▶ [SHORT EXERCISE] Skip every image and restate the data word for word.

* * *

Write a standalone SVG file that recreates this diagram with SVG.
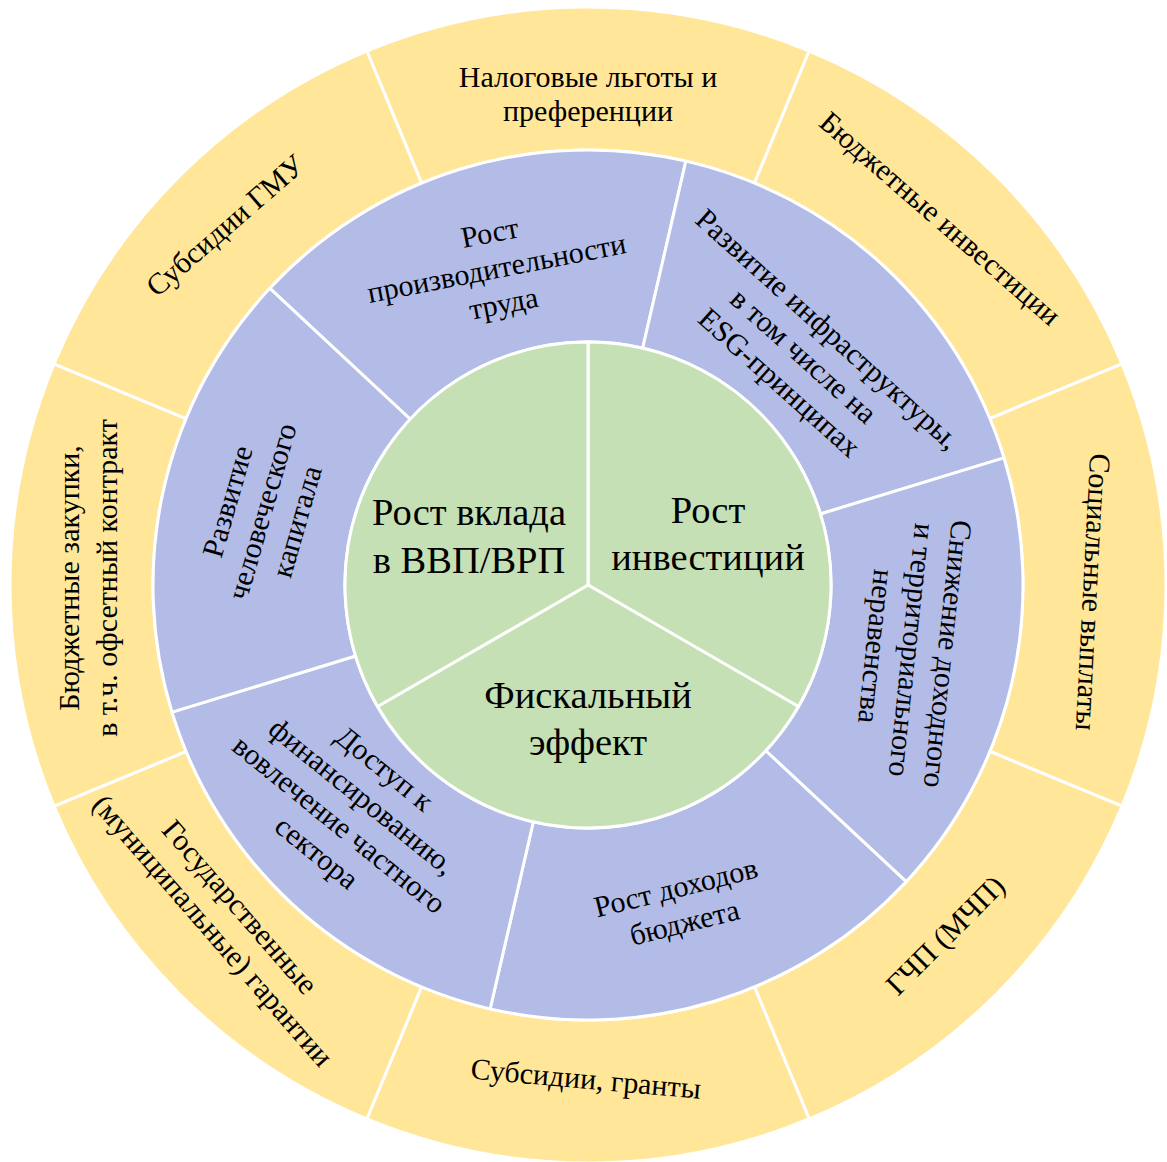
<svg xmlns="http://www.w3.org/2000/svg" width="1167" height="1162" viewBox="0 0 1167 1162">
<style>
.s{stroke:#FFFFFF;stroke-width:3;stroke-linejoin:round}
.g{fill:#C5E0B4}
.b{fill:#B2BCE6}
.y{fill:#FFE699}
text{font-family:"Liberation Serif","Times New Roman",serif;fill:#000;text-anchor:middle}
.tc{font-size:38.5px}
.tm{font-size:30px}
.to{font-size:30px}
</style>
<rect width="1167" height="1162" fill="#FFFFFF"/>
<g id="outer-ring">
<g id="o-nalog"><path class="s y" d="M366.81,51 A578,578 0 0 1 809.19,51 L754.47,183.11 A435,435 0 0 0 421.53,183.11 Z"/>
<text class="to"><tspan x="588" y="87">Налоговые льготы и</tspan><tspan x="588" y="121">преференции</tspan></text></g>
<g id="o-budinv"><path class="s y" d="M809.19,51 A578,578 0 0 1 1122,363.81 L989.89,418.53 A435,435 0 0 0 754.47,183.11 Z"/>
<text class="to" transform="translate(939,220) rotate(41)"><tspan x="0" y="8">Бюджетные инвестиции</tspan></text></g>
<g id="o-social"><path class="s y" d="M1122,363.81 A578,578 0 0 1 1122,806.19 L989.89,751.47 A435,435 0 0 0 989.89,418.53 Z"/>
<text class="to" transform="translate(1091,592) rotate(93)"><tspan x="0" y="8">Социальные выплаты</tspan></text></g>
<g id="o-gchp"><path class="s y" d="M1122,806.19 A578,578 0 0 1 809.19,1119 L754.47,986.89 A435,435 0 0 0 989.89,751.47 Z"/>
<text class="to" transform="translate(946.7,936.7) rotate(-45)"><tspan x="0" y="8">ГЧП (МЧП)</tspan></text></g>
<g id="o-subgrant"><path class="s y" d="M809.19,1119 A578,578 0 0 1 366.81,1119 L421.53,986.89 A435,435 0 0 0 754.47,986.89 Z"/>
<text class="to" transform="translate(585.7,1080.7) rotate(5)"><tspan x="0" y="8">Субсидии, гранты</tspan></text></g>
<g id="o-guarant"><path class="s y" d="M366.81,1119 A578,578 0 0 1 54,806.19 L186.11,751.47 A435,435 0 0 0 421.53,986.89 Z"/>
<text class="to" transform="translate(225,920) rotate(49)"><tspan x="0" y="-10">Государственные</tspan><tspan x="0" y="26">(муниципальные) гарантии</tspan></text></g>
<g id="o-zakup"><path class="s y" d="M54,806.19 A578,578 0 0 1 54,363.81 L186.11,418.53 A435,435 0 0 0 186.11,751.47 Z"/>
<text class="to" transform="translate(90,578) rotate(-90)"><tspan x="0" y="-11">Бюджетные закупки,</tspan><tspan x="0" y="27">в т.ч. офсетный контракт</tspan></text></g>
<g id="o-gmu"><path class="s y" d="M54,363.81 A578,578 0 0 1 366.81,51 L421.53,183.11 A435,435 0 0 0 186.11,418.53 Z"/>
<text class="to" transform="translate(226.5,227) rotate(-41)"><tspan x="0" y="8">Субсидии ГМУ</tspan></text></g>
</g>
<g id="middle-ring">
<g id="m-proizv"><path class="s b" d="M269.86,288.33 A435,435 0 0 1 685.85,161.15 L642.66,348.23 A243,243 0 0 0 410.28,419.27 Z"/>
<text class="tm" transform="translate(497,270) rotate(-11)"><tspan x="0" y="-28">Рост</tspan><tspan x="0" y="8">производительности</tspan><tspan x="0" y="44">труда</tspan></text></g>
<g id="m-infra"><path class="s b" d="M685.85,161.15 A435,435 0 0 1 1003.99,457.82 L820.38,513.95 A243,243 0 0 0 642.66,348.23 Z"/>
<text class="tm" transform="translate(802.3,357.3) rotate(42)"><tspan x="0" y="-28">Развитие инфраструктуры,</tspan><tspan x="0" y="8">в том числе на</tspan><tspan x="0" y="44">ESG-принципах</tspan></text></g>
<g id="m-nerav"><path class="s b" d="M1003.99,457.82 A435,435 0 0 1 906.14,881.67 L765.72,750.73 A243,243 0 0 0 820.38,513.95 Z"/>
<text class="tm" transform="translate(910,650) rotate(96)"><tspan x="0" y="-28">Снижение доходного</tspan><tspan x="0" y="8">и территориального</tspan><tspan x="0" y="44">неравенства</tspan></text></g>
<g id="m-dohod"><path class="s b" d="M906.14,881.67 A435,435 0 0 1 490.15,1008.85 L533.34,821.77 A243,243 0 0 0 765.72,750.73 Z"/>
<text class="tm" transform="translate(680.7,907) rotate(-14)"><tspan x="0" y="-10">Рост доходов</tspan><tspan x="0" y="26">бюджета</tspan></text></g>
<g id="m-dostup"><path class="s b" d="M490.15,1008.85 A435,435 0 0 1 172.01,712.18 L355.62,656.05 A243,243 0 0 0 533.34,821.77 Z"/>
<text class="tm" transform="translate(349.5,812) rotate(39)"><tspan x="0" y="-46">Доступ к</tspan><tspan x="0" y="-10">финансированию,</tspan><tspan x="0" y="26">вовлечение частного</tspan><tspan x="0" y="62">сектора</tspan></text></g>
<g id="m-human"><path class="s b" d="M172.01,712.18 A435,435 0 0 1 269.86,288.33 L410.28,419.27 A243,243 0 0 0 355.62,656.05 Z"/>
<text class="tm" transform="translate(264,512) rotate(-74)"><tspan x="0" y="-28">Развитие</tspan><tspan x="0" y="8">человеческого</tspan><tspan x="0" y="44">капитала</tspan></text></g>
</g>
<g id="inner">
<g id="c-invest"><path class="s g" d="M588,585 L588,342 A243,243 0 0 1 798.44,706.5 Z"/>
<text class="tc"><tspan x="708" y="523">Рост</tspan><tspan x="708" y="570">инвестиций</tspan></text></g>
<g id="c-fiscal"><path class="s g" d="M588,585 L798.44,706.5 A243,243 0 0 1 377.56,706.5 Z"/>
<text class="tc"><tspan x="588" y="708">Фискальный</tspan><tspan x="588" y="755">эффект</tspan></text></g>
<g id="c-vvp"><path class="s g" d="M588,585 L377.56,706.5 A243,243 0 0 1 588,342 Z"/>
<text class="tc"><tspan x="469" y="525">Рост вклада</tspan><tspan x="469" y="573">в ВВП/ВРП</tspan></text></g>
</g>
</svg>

* * *

▶ [COMPLETED EXERCISE]
Write a standalone SVG file that recreates this diagram with SVG.
<svg xmlns="http://www.w3.org/2000/svg" width="1167" height="1162" viewBox="0 0 1167 1162">
<style>
.s{stroke:#FFFFFF;stroke-width:3;stroke-linejoin:round}
.g{fill:#C5E0B4}
.b{fill:#B2BCE6}
.y{fill:#FFE699}
text{font-family:"Liberation Serif","Times New Roman",serif;fill:#000;text-anchor:middle}
.tc{font-size:38.5px}
.tm{font-size:30px}
.to{font-size:30px}
</style>
<rect width="1167" height="1162" fill="#FFFFFF"/>
<g id="outer-ring">
<g id="o-nalog"><path class="s y" d="M366.81,51 A578,578 0 0 1 809.19,51 L754.47,183.11 A435,435 0 0 0 421.53,183.11 Z"/>
<text class="to"><tspan x="588" y="87">Налоговые льготы и</tspan><tspan x="588" y="121">преференции</tspan></text></g>
<g id="o-budinv"><path class="s y" d="M809.19,51 A578,578 0 0 1 1122,363.81 L989.89,418.53 A435,435 0 0 0 754.47,183.11 Z"/>
<text class="to" transform="translate(939,220) rotate(41)"><tspan x="0" y="8">Бюджетные инвестиции</tspan></text></g>
<g id="o-social"><path class="s y" d="M1122,363.81 A578,578 0 0 1 1122,806.19 L989.89,751.47 A435,435 0 0 0 989.89,418.53 Z"/>
<text class="to" transform="translate(1091,592) rotate(93)"><tspan x="0" y="8">Социальные выплаты</tspan></text></g>
<g id="o-gchp"><path class="s y" d="M1122,806.19 A578,578 0 0 1 809.19,1119 L754.47,986.89 A435,435 0 0 0 989.89,751.47 Z"/>
<text class="to" transform="translate(946.7,936.7) rotate(-45)"><tspan x="0" y="8">ГЧП (МЧП)</tspan></text></g>
<g id="o-subgrant"><path class="s y" d="M809.19,1119 A578,578 0 0 1 366.81,1119 L421.53,986.89 A435,435 0 0 0 754.47,986.89 Z"/>
<text class="to" transform="translate(585.7,1080.7) rotate(5)"><tspan x="0" y="8">Субсидии, гранты</tspan></text></g>
<g id="o-guarant"><path class="s y" d="M366.81,1119 A578,578 0 0 1 54,806.19 L186.11,751.47 A435,435 0 0 0 421.53,986.89 Z"/>
<text class="to" transform="translate(225,920) rotate(49)"><tspan x="0" y="-10">Государственные</tspan><tspan x="0" y="26">(муниципальные) гарантии</tspan></text></g>
<g id="o-zakup"><path class="s y" d="M54,806.19 A578,578 0 0 1 54,363.81 L186.11,418.53 A435,435 0 0 0 186.11,751.47 Z"/>
<text class="to" transform="translate(90,578) rotate(-90)"><tspan x="0" y="-11">Бюджетные закупки,</tspan><tspan x="0" y="27">в т.ч. офсетный контракт</tspan></text></g>
<g id="o-gmu"><path class="s y" d="M54,363.81 A578,578 0 0 1 366.81,51 L421.53,183.11 A435,435 0 0 0 186.11,418.53 Z"/>
<text class="to" transform="translate(226.5,227) rotate(-41)"><tspan x="0" y="8">Субсидии ГМУ</tspan></text></g>
</g>
<g id="middle-ring">
<g id="m-proizv"><path class="s b" d="M269.86,288.33 A435,435 0 0 1 685.85,161.15 L642.66,348.23 A243,243 0 0 0 410.28,419.27 Z"/>
<text class="tm" transform="translate(497,270) rotate(-11)"><tspan x="0" y="-28">Рост</tspan><tspan x="0" y="8">производительности</tspan><tspan x="0" y="44">труда</tspan></text></g>
<g id="m-infra"><path class="s b" d="M685.85,161.15 A435,435 0 0 1 1003.99,457.82 L820.38,513.95 A243,243 0 0 0 642.66,348.23 Z"/>
<text class="tm" transform="translate(802.3,357.3) rotate(42)"><tspan x="0" y="-28">Развитие инфраструктуры,</tspan><tspan x="0" y="8">в том числе на</tspan><tspan x="0" y="44">ESG-принципах</tspan></text></g>
<g id="m-nerav"><path class="s b" d="M1003.99,457.82 A435,435 0 0 1 906.14,881.67 L765.72,750.73 A243,243 0 0 0 820.38,513.95 Z"/>
<text class="tm" transform="translate(910,650) rotate(96)"><tspan x="0" y="-28">Снижение доходного</tspan><tspan x="0" y="8">и территориального</tspan><tspan x="0" y="44">неравенства</tspan></text></g>
<g id="m-dohod"><path class="s b" d="M906.14,881.67 A435,435 0 0 1 490.15,1008.85 L533.34,821.77 A243,243 0 0 0 765.72,750.73 Z"/>
<text class="tm" transform="translate(680.7,907) rotate(-14)"><tspan x="0" y="-10">Рост доходов</tspan><tspan x="0" y="26">бюджета</tspan></text></g>
<g id="m-dostup"><path class="s b" d="M490.15,1008.85 A435,435 0 0 1 172.01,712.18 L355.62,656.05 A243,243 0 0 0 533.34,821.77 Z"/>
<text class="tm" transform="translate(349.5,812) rotate(39)"><tspan x="0" y="-46">Доступ к</tspan><tspan x="0" y="-10">финансированию,</tspan><tspan x="0" y="26">вовлечение частного</tspan><tspan x="0" y="62">сектора</tspan></text></g>
<g id="m-human"><path class="s b" d="M172.01,712.18 A435,435 0 0 1 269.86,288.33 L410.28,419.27 A243,243 0 0 0 355.62,656.05 Z"/>
<text class="tm" transform="translate(264,512) rotate(-74)"><tspan x="0" y="-28">Развитие</tspan><tspan x="0" y="8">человеческого</tspan><tspan x="0" y="44">капитала</tspan></text></g>
</g>
<g id="inner">
<g id="c-invest"><path class="s g" d="M588,585 L588,342 A243,243 0 0 1 798.44,706.5 Z"/>
<text class="tc"><tspan x="708" y="523">Рост</tspan><tspan x="708" y="570">инвестиций</tspan></text></g>
<g id="c-fiscal"><path class="s g" d="M588,585 L798.44,706.5 A243,243 0 0 1 377.56,706.5 Z"/>
<text class="tc"><tspan x="588" y="708">Фискальный</tspan><tspan x="588" y="755">эффект</tspan></text></g>
<g id="c-vvp"><path class="s g" d="M588,585 L377.56,706.5 A243,243 0 0 1 588,342 Z"/>
<text class="tc"><tspan x="469" y="525">Рост вклада</tspan><tspan x="469" y="573">в ВВП/ВРП</tspan></text></g>
</g>
</svg>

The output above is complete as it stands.